Physician cuts will create 'immediate financial instability': 4 thoughts on physician pay

Medicare's physician fee schedule final rule will reduce the conversion factor by 4.48 percent to $33.06 — four physician leaders joined Becker's to discuss how these pay cuts will affect healthcare.

Jack Resneck Jr., MD. President of the American Medical Association: The Medicare payment schedule released today puts Congress on notice that a nearly 4.5 percent across-the-board reduction in payment rates is an ominous reality unless lawmakers act before Jan. 1. The rate cuts would create immediate financial instability in the Medicare physician payment system and threaten patient access to Medicare-participating physicians. The AMA will continue working with Congress to prevent this harmful outcome.

Sandy Berreth, RN. Medicare Surveyor at the Accreditation Association for Ambulatory Health Care: Declining physicians' pay may lead to more physician/hospital employment. However, the key for our industry to succeed is the ASC industry itself. Payers are starting to realize and promote ASC services. Therefore, healthcare organizations big and small are going to need to develop relationships or partnerships with existing ASCs or build their own.

Maxim Sheinman. Director of Business Development Hospital Corp. of America: Declining reimbursement will lead to additional physician employment by larger health systems. Will also cause declining quality and availability of physician services. More physicians will become employed and will perform less cases in an ASC setting. We will continue to see the consolidation and corporatization of medical practices. More physicians will seek employment in private equity-backed corporations for stable income. Finally, the standard of medicine in this country will continue to decline.

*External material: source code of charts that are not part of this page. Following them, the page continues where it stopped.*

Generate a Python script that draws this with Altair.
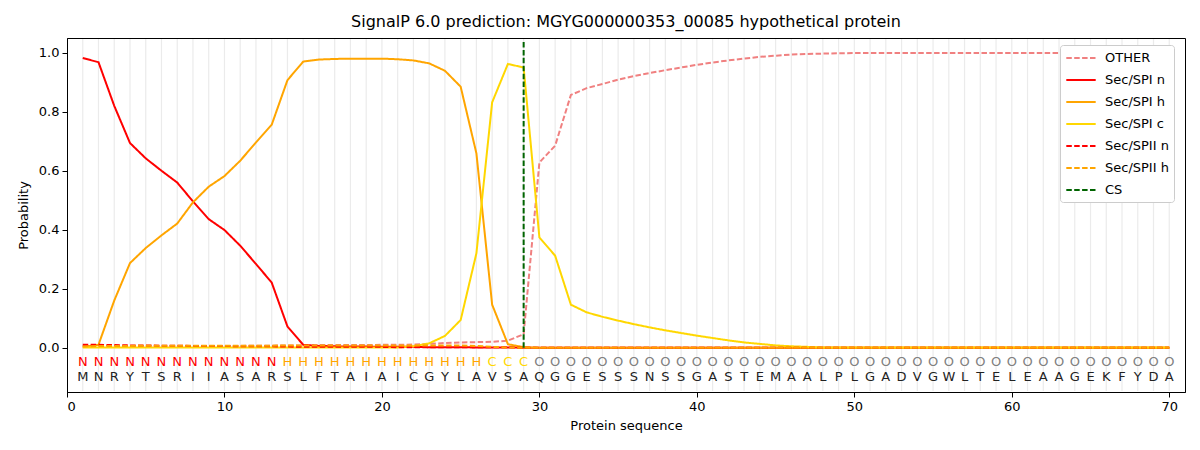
import altair as alt
import pandas as pd

positions = list(range(1, 71))
sequence = list("MNRYTSRIIASARSLFTAIAICGYLAVSAQGGESSSNSSGASTEMAALPLGADVGWLTELEAAGEKFYDA")
regions = list("NNNNNNNNNNNNN" + "HHHHHHHHHHHHH" + "CCC" + "O" * 41)

other = [0.005, 0.005, 0.005, 0.005, 0.005, 0.005, 0.006, 0.006, 0.006, 0.006,
         0.006, 0.007, 0.007, 0.008, 0.008, 0.009, 0.009, 0.009, 0.009, 0.010,
         0.010, 0.011, 0.013, 0.016, 0.018, 0.019, 0.020, 0.024, 0.046, 0.628,
         0.685, 0.857, 0.880, 0.894, 0.909, 0.921, 0.931, 0.941, 0.950, 0.959,
         0.967, 0.974, 0.980, 0.986, 0.990, 0.994, 0.996, 0.997, 0.998] + [0.999] * 21
spi_n = [0.982, 0.968, 0.820, 0.694, 0.642, 0.600, 0.560, 0.496, 0.436, 0.399,
         0.346, 0.284, 0.221, 0.072, 0.010, 0.006, 0.005, 0.004, 0.004, 0.003,
         0.003, 0.003, 0.002, 0.002, 0.002, 0.001, 0.001, 0.001] + [0.0] * 42
spi_h = [0.003, 0.010, 0.160, 0.287, 0.338, 0.381, 0.421, 0.493, 0.546, 0.582,
         0.634, 0.696, 0.756, 0.907, 0.970, 0.977, 0.979, 0.980, 0.980, 0.980,
         0.978, 0.974, 0.964, 0.939, 0.885, 0.659, 0.146, 0.012, 0.002] + [0.0] * 41
spi_c = [0.001] * 21 + [0.005, 0.015, 0.040, 0.094, 0.320, 0.832, 0.962, 0.950,
         0.374, 0.312, 0.146, 0.120, 0.105, 0.092, 0.080, 0.069, 0.059, 0.050,
         0.041, 0.033, 0.025, 0.018, 0.013, 0.008, 0.005, 0.003] + [0.001] * 23
spii_n = [0.010, 0.010, 0.009, 0.008, 0.008, 0.007, 0.007, 0.006, 0.006, 0.006,
          0.005, 0.005, 0.005, 0.004, 0.003, 0.003, 0.003, 0.003, 0.003, 0.003,
          0.002, 0.002, 0.002, 0.002, 0.002, 0.002, 0.002, 0.002] + [0.0] * 42
spii_h = [0.004, 0.006, 0.006, 0.006, 0.007, 0.007, 0.007, 0.007, 0.007, 0.007,
          0.007, 0.007, 0.007, 0.008, 0.008, 0.008, 0.008, 0.008, 0.008, 0.008,
          0.008, 0.008, 0.008, 0.008, 0.008, 0.006, 0.003, 0.001] + [0.0] * 42
cs_pos = 29
cs_top = 1.04

series_names = ["OTHER", "Sec/SPI n", "Sec/SPI h", "Sec/SPI c", "Sec/SPII n", "Sec/SPII h", "CS"]
series_colors = ["#f08080", "#ff0000", "#ffa500", "#ffd700", "#ff0000", "#ffa500", "#006400"]
dash = [5.5, 2.4]
series_dash = [dash, [1, 0], [1, 0], [1, 0], dash, dash, dash]

rows = []
for name, vals in zip(series_names[:6], [other, spi_n, spi_h, spi_c, spii_n, spii_h]):
    for p, v in zip(positions, vals):
        rows.append({"series": name, "pos": p, "prob": v})
rows.append({"series": "CS", "pos": cs_pos, "prob": 0.0})
rows.append({"series": "CS", "pos": cs_pos, "prob": cs_top})
lines_df = pd.DataFrame(rows)

region_color = {"N": "#ff0000", "H": "#ffa500", "C": "#ffd700", "O": "#808080"}
letters_df = pd.DataFrame({
    "pos": positions,
    "aa": sequence,
    "region": regions,
    "rcolor": [region_color[r] for r in regions],
})
grid_df = pd.DataFrame({"pos": positions})

W, H = 1118, 354
xscale = alt.Scale(domain=[0, 71], nice=False, zero=False)
yscale = alt.Scale(domain=[-0.15, 1.05], nice=False, zero=False)

grid = alt.Chart(grid_df).mark_rule(color="#ebebeb", strokeWidth=1.2).encode(
    x=alt.X("pos:Q", scale=xscale), y=alt.value(1), y2=alt.value(H - 1)
)

lines = alt.Chart(lines_df).mark_line(strokeWidth=2, clip=True).encode(
    x=alt.X("pos:Q", scale=xscale, title="Protein sequence",
            axis=alt.Axis(values=[0, 10, 20, 30, 40, 50, 60, 70], format="d")),
    y=alt.Y("prob:Q", scale=yscale, title="Probability",
            axis=alt.Axis(values=[0, 0.2, 0.4, 0.6, 0.8, 1.0], format=".1f")),
    color=alt.Color("series:N", scale=alt.Scale(domain=series_names, range=series_colors),
                    sort=series_names,
                    legend=alt.Legend(title=None, orient="none", legendX=993, legendY=7,
                                      symbolType="M-2.1,0H2.1", symbolSize=196, symbolStrokeWidth=2,
                                      symbolOffset=8, labelOffset=16,
                                      labelFontSize=13, labelFont="DejaVu Sans", rowPadding=7,
                                      padding=5, strokeColor="#cccccc", fillColor="white",
                                      cornerRadius=3, labelColor="black")),
    strokeDash=alt.StrokeDash("series:N", scale=alt.Scale(domain=series_names, range=series_dash),
                              sort=series_names, legend=alt.Legend(title=None)),
    order=alt.Order("pos:Q"),
)

region_text = alt.Chart(letters_df).transform_calculate(ly="-0.047").mark_text(
    fontSize=13, font="DejaVu Sans", baseline="middle", align="center"
).encode(
    x=alt.X("pos:Q", scale=xscale),
    y=alt.Y("ly:Q", scale=yscale),
    text="region:N",
    color=alt.Color("rcolor:N", scale=None, legend=None),
)

aa_text = alt.Chart(letters_df).transform_calculate(ly="-0.099").mark_text(
    fontSize=13, font="DejaVu Sans", baseline="middle", align="center", color="#222222"
).encode(
    x=alt.X("pos:Q", scale=xscale),
    y=alt.Y("ly:Q", scale=yscale),
    text="aa:N",
)

chart = alt.layer(grid, lines, region_text, aa_text).properties(
    width=W, height=H,
    title=alt.TitleParams("SignalP 6.0 prediction: MGYG000000353_00085 hypothetical protein",
                          fontSize=16, fontWeight="normal", font="DejaVu Sans", offset=8,
                          color="black"),
    autosize=alt.AutoSizeParams(type="none"),
    padding={"left": 59, "top": 30, "right": 7, "bottom": 50},
).configure_view(stroke="black", strokeWidth=1).configure_axis(
    domainColor="black", tickColor="black", tickSize=5, labelFontSize=13, titleFontSize=13,
    labelFont="DejaVu Sans", titleFont="DejaVu Sans", labelColor="black", titleColor="black",
    titleFontWeight="normal", grid=False, labelPadding=3,
).configure_axisX(titlePadding=6).configure_axisY(titlePadding=8)

chart.save("out.html", embed_options={"renderer": "svg", "actions": False})
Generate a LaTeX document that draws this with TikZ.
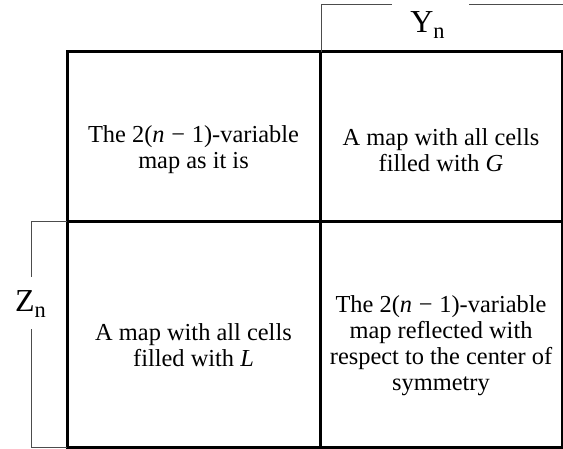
\documentclass[tikz,border=0pt]{standalone}
\usepackage{fontspec}
\setmainfont{Liberation Serif}
\usetikzlibrary{positioning}

\begin{document}
\begin{tikzpicture}[x=0.5pt, y=-0.5pt,
    grid/.style={line width=1.5pt},
    brace/.style={line width=0.5pt, draw=black!70},
    cell/.style={align=center, inner sep=0pt, font=\fontsize{12.2}{13}\selectfont},
    lbl/.style={anchor=base, inner sep=0pt, font=\fontsize{16}{18}\selectfont}]
    \useasboundingbox (0,0) rectangle (563,449);

    % Grid
    \draw[grid] (67,52) rectangle (562,447);
    \draw[grid] (320,52) -- (320,447);
    \draw[grid] (67,222) -- (562,222);

    % Cells
    \node[cell] (tl) at (193.5,150) {The 2(\textit{n}\;−\;1)-variable\\map as it is};
    \node[cell] (tr) at (441,150) {A map with all cells\\filled with \textit{G}};
    \node[cell] (bl) at (193.5,345) {A map with all cells\\filled with \textit{L}};
    \node[cell] (br) at (441,346) {The 2(\textit{n}\;−\;1)-variable\\map reflected with\\respect to the center of\\symmetry};

    % Variables
    \node[lbl] (yn) at (428,33) {Y\textsubscript{n}};
    \node[lbl] (zn) at (31,312) {Z\textsubscript{n}};
    \draw[brace] (321,52) |- (392,5);
    \draw[brace] (469,5) -- (563,5);
    \draw[brace] (67,222) -| (31,277);
    \draw[brace] (31,329) |- (67,447);
\end{tikzpicture}
\end{document}
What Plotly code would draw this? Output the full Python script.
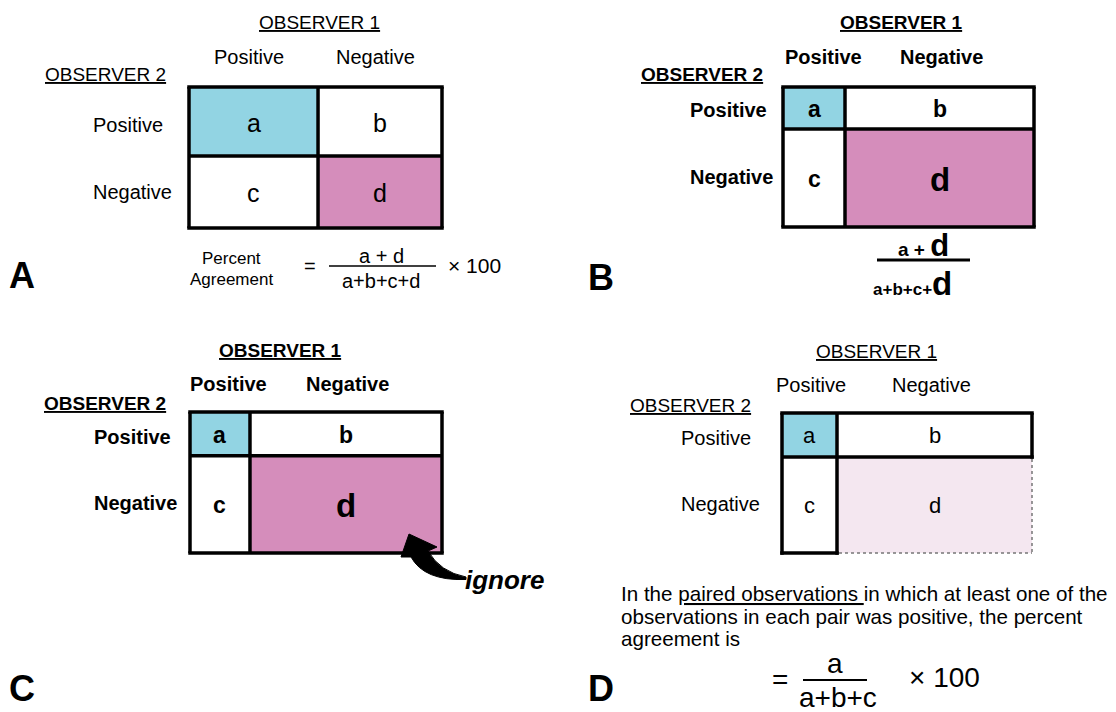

Shamsideen Musa, MD. Pain Management Physician (Anchorage, Alaska): If physician payments continue to decline, we will continue to see the consolidation and corporatization of medical practices. As a result, patients will likely continue to experience the depersonalization and corporate feel of medical treatment offered by large groups. Physicians will increasingly seek employment at hospitals and private equity-backed corporations for stable income while the number of solo practitioners declines.